1. **Conditional Parallelization**: Only use parallel execution when there's enough work to justify the overhead:

   .. code-block:: cpp
   
      if (thread_count > 1 && len > 1024 * 4) {
        // Parallel implementation
      } else {
        // Serial implementation
      }

2. **Proper Chunking**: Divide work into appropriately sized chunks for better load balancing:

   .. code-block:: cpp
   
      size_t chunk_size = (vec_size + thread_count - 1) / thread_count;
      chunk_size = (chunk_size + lanes - 1) & ~(lanes - 1);

3. **Handling Remainders**: Always handle data that doesn't fit evenly into vectorized chunks:

   .. code-block:: cpp
   
      // Process main chunks in parallel
      MLLM_AUTO_PARALLEL_FOR_BEGIN(i, 0, vec_size, lanes) {
        // Vectorized operations
      }
      MLLM_AUTO_PARALLEL_FOR_END()
      
      // Handle remainder elements serially
      if (vec_size < size) {
        // Process remaining elements
      }

Conclusion
----------

The Parallel API in MLLM provides a flexible and portable way to parallelize CPU kernel operations.
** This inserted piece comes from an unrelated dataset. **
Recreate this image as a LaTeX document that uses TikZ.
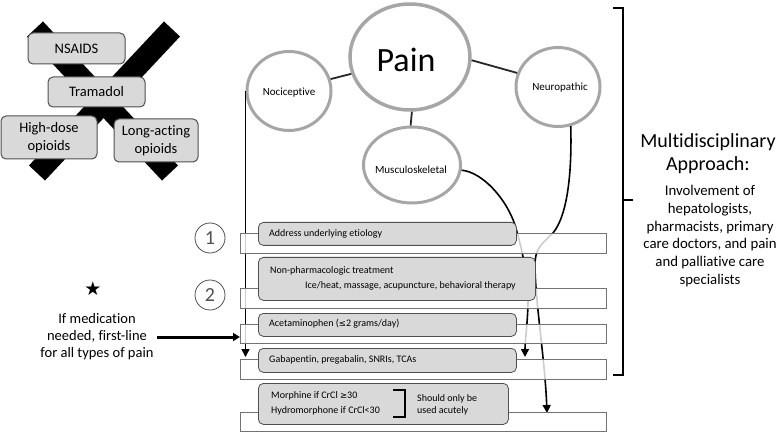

Through CMake configuration options, developers can choose the appropriate threading backend for their platform while the API abstracts away the implementation details. CPU kernels can leverage these macros to achieve better performance on multi-core systems while maintaining code clarity and portability.